(What the exercise asks): Print exactly the lines below between the line containing "Write a web" and the line containing "const squeeze = '-1.8px';", counting both of those lines. Leave pictures out.
===== Material for this task
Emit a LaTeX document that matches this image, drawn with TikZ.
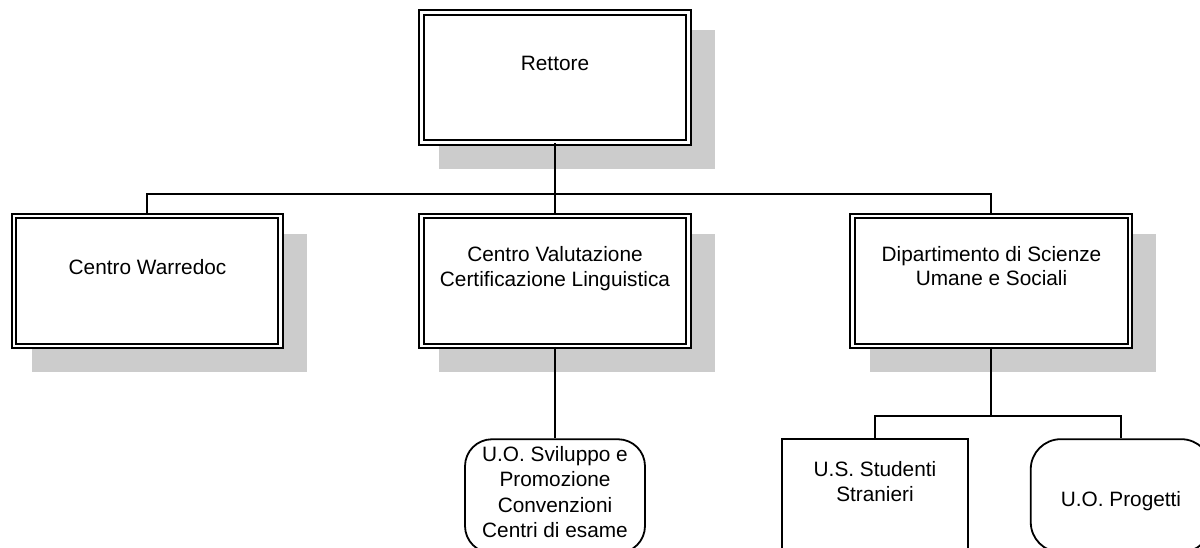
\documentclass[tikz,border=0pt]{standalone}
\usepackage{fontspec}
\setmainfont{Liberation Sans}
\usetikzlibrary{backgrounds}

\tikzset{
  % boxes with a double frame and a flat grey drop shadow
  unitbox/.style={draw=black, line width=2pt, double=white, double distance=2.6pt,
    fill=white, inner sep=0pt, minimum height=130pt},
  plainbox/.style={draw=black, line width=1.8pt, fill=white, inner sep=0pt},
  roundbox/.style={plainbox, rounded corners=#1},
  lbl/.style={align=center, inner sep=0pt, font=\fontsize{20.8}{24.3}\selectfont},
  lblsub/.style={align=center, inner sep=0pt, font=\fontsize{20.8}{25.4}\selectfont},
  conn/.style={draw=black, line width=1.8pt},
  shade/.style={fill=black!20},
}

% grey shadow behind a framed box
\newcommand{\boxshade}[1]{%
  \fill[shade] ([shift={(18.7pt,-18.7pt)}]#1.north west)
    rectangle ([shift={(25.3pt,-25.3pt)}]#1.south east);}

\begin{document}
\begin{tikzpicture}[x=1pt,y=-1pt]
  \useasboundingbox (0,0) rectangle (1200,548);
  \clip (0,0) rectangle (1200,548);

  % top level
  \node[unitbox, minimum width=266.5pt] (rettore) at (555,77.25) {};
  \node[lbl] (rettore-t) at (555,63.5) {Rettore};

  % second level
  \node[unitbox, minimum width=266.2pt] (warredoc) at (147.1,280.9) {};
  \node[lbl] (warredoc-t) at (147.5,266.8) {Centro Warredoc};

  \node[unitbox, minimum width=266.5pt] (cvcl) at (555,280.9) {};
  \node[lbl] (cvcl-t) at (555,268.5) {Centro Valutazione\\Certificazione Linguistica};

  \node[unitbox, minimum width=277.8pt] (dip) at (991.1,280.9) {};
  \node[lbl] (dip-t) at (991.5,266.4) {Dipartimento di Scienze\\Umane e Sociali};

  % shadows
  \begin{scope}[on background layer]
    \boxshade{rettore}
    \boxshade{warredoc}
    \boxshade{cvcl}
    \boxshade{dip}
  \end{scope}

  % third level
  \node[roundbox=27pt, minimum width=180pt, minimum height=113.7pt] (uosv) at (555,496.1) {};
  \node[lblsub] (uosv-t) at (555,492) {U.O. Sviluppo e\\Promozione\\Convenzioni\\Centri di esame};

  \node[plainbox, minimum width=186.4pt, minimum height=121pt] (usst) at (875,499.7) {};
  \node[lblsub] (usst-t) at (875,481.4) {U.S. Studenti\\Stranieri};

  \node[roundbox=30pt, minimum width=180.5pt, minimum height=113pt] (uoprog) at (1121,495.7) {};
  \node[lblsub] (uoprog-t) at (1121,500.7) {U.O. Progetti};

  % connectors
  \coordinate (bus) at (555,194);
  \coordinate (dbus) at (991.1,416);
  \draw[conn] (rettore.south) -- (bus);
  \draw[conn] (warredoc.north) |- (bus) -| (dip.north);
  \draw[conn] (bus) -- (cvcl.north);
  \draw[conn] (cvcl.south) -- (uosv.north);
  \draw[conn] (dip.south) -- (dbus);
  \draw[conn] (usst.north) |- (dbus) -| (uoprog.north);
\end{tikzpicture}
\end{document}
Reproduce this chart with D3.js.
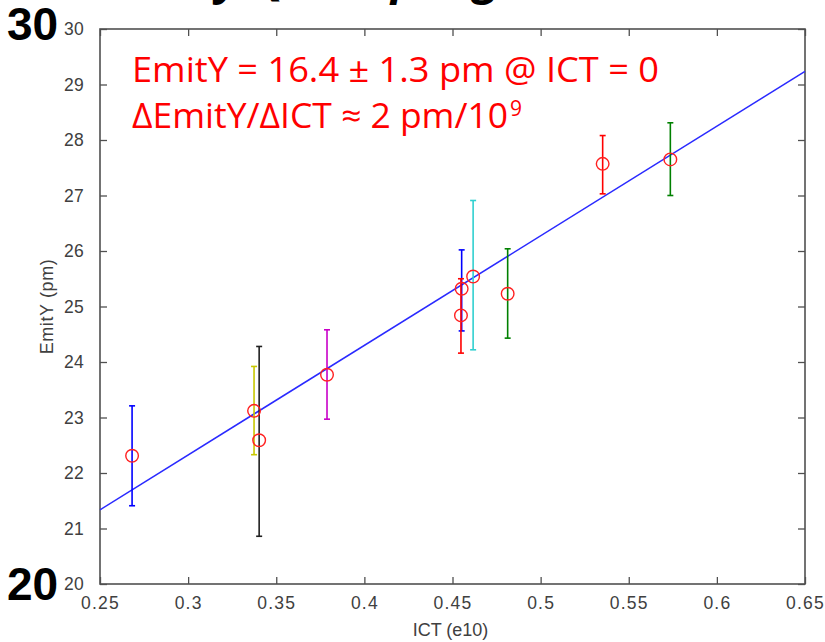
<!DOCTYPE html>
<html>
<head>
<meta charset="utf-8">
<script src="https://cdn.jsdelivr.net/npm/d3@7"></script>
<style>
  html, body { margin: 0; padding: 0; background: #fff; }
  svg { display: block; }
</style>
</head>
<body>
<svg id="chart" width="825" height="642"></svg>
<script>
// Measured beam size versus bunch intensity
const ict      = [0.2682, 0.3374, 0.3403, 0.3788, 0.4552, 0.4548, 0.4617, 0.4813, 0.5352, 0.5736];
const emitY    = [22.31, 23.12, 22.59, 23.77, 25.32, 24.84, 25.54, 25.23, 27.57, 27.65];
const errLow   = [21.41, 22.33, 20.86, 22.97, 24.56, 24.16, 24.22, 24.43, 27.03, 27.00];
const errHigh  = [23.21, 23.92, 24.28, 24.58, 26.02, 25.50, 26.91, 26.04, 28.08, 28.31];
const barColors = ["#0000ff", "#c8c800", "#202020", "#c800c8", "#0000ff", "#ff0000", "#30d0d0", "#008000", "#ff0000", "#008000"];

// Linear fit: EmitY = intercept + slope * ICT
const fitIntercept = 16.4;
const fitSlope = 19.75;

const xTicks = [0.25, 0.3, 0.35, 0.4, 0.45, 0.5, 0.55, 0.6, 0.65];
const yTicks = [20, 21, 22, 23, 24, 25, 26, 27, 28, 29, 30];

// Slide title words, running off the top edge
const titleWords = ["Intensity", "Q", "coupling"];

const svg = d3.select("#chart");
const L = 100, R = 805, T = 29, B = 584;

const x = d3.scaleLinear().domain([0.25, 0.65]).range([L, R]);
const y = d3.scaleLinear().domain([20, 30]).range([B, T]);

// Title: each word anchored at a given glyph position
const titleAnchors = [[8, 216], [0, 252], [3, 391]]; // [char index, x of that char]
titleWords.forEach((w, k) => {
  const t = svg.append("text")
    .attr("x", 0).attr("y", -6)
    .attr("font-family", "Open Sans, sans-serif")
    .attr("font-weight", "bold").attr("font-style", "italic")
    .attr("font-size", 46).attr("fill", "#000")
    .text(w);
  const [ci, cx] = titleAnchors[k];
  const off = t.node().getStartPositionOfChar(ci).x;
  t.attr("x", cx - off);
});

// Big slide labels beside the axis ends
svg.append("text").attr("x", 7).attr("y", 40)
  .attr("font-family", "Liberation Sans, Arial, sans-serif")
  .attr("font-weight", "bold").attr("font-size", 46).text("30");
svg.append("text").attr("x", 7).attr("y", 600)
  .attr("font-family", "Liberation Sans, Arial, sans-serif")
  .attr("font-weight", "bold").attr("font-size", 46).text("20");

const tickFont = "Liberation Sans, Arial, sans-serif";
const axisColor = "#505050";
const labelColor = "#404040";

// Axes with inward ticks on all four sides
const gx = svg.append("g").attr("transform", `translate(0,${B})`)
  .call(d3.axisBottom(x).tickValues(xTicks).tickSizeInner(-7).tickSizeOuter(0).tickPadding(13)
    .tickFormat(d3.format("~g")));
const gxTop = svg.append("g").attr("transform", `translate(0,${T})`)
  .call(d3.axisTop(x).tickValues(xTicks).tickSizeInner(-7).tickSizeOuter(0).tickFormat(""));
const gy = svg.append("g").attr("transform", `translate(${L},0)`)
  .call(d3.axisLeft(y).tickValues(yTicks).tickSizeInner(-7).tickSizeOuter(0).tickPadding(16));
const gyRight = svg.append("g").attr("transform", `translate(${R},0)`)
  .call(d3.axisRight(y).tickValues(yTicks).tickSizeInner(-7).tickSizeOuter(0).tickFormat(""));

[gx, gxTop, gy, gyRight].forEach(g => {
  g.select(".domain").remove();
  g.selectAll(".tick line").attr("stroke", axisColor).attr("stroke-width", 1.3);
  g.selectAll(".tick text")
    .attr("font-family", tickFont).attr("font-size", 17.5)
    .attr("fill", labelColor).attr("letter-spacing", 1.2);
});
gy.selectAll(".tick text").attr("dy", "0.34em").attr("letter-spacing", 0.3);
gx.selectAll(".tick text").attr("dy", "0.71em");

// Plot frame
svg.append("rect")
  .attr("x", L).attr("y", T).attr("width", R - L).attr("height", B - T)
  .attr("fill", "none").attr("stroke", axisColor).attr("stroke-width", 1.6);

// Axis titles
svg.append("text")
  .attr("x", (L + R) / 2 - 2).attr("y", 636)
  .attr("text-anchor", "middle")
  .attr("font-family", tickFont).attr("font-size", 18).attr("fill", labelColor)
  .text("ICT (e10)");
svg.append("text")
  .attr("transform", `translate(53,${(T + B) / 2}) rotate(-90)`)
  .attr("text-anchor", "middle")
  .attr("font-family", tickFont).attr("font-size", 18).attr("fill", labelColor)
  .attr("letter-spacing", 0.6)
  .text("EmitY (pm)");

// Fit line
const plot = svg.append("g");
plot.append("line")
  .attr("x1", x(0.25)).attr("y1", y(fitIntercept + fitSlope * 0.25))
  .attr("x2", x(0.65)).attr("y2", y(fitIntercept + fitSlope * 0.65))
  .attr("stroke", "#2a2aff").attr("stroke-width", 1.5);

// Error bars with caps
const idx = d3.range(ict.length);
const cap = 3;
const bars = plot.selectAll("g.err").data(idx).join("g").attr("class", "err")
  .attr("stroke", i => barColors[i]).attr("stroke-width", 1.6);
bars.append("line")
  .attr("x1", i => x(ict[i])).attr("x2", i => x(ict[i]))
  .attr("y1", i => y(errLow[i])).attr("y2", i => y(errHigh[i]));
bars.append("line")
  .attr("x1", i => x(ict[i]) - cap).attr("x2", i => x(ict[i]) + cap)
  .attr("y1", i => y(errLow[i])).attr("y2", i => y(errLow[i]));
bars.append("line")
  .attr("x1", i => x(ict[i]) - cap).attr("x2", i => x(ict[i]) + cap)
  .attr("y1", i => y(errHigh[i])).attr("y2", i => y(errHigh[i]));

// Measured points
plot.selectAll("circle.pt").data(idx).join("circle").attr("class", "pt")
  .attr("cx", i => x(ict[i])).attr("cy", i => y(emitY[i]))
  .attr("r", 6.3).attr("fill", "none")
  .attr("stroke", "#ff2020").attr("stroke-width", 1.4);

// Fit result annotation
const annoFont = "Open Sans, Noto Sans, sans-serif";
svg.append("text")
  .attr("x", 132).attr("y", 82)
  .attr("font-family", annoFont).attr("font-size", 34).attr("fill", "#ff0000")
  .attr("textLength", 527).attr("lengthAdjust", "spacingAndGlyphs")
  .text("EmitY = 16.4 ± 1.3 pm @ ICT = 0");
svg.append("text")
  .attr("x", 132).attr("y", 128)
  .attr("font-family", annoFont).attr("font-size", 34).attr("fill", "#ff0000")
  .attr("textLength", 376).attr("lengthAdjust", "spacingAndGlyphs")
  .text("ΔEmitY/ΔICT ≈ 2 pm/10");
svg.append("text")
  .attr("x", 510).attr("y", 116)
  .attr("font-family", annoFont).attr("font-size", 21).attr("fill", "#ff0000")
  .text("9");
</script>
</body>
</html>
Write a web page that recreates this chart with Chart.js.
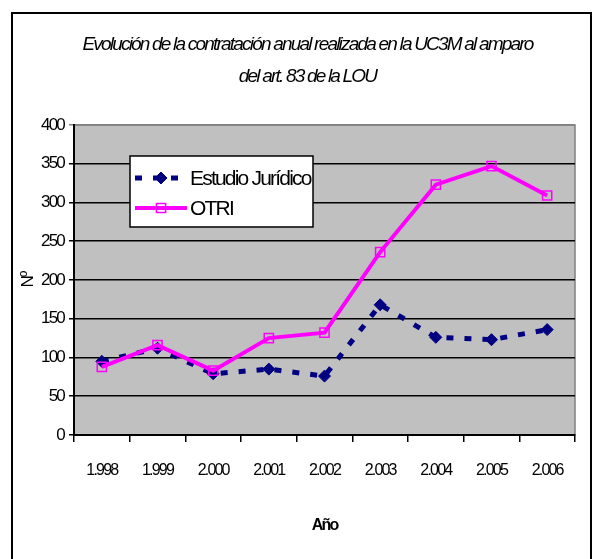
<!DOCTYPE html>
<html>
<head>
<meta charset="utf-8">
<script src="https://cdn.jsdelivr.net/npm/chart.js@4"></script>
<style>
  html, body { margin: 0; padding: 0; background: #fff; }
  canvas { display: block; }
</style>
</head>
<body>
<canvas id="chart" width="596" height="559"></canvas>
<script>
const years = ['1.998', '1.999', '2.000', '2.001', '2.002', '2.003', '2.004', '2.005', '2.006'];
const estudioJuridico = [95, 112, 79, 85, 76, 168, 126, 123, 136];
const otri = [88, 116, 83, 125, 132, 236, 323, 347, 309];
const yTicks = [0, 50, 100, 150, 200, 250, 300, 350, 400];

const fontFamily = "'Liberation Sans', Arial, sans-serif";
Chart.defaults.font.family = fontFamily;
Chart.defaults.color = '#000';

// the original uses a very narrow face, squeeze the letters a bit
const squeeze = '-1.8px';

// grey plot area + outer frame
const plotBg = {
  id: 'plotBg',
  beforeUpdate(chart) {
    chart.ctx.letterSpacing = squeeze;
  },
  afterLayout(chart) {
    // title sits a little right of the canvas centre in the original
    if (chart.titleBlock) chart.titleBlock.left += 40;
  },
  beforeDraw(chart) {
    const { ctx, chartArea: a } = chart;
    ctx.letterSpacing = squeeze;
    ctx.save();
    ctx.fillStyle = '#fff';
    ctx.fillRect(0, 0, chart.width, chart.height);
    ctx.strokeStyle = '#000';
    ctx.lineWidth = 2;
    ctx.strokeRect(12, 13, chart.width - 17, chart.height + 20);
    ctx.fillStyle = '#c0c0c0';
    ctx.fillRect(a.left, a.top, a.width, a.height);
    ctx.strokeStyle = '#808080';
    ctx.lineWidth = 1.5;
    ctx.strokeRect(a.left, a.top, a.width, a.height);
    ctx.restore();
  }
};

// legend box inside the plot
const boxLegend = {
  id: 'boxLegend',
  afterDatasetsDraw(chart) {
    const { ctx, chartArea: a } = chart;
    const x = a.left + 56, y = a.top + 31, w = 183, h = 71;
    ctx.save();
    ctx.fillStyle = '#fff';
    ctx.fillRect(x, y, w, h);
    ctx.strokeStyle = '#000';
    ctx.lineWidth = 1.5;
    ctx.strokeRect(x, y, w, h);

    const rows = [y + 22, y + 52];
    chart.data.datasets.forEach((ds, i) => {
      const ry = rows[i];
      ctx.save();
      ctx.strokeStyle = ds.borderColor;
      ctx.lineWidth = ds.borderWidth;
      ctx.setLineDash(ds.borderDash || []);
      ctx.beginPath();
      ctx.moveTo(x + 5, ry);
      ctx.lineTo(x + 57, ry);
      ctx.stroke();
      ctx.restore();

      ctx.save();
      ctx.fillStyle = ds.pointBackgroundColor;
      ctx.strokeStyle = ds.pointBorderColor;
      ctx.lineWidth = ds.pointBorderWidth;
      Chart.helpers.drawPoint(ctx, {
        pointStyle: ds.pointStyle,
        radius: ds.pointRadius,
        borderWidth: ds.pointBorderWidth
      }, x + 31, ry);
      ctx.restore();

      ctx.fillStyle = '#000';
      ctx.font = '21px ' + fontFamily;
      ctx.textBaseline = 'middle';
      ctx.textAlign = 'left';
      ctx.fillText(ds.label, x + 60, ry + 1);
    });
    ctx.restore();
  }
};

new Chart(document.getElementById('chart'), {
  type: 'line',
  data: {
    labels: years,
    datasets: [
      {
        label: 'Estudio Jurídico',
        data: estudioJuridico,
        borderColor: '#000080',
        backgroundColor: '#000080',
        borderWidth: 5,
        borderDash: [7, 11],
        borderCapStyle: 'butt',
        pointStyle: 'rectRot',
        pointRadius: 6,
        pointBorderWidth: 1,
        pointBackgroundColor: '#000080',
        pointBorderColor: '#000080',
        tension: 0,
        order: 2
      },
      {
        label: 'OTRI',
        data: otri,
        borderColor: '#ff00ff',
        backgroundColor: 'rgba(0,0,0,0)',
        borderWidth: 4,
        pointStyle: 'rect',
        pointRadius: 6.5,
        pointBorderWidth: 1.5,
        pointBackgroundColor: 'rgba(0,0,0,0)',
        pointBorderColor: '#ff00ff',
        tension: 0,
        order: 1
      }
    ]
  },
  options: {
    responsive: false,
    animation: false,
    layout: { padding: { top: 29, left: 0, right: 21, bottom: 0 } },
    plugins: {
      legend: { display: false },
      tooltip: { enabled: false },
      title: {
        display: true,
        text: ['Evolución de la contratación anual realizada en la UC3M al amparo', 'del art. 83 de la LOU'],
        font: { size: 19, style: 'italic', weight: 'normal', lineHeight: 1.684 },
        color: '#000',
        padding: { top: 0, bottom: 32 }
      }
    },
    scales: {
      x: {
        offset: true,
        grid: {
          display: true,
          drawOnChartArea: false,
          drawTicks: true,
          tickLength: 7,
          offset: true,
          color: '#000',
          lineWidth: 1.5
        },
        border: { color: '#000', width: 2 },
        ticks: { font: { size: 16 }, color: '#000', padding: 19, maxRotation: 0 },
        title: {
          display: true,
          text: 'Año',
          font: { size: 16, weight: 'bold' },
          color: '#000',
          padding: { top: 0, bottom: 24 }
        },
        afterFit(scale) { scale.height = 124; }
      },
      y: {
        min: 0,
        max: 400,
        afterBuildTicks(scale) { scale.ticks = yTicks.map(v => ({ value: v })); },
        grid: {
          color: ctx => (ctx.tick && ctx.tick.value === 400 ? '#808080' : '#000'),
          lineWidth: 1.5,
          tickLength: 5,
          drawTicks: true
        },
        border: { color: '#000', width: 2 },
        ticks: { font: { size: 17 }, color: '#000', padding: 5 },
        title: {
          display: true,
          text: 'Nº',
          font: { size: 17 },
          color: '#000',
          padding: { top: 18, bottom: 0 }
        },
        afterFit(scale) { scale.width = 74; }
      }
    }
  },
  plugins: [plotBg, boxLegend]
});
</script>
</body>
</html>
==========
(Problem solution):
Write a web page that recreates this chart with Chart.js.
<!DOCTYPE html>
<html>
<head>
<meta charset="utf-8">
<script src="https://cdn.jsdelivr.net/npm/chart.js@4"></script>
<style>
  html, body { margin: 0; padding: 0; background: #fff; }
  canvas { display: block; }
</style>
</head>
<body>
<canvas id="chart" width="596" height="559"></canvas>
<script>
const years = ['1.998', '1.999', '2.000', '2.001', '2.002', '2.003', '2.004', '2.005', '2.006'];
const estudioJuridico = [95, 112, 79, 85, 76, 168, 126, 123, 136];
const otri = [88, 116, 83, 125, 132, 236, 323, 347, 309];
const yTicks = [0, 50, 100, 150, 200, 250, 300, 350, 400];

const fontFamily = "'Liberation Sans', Arial, sans-serif";
Chart.defaults.font.family = fontFamily;
Chart.defaults.color = '#000';

// the original uses a very narrow face, squeeze the letters a bit
const squeeze = '-1.8px';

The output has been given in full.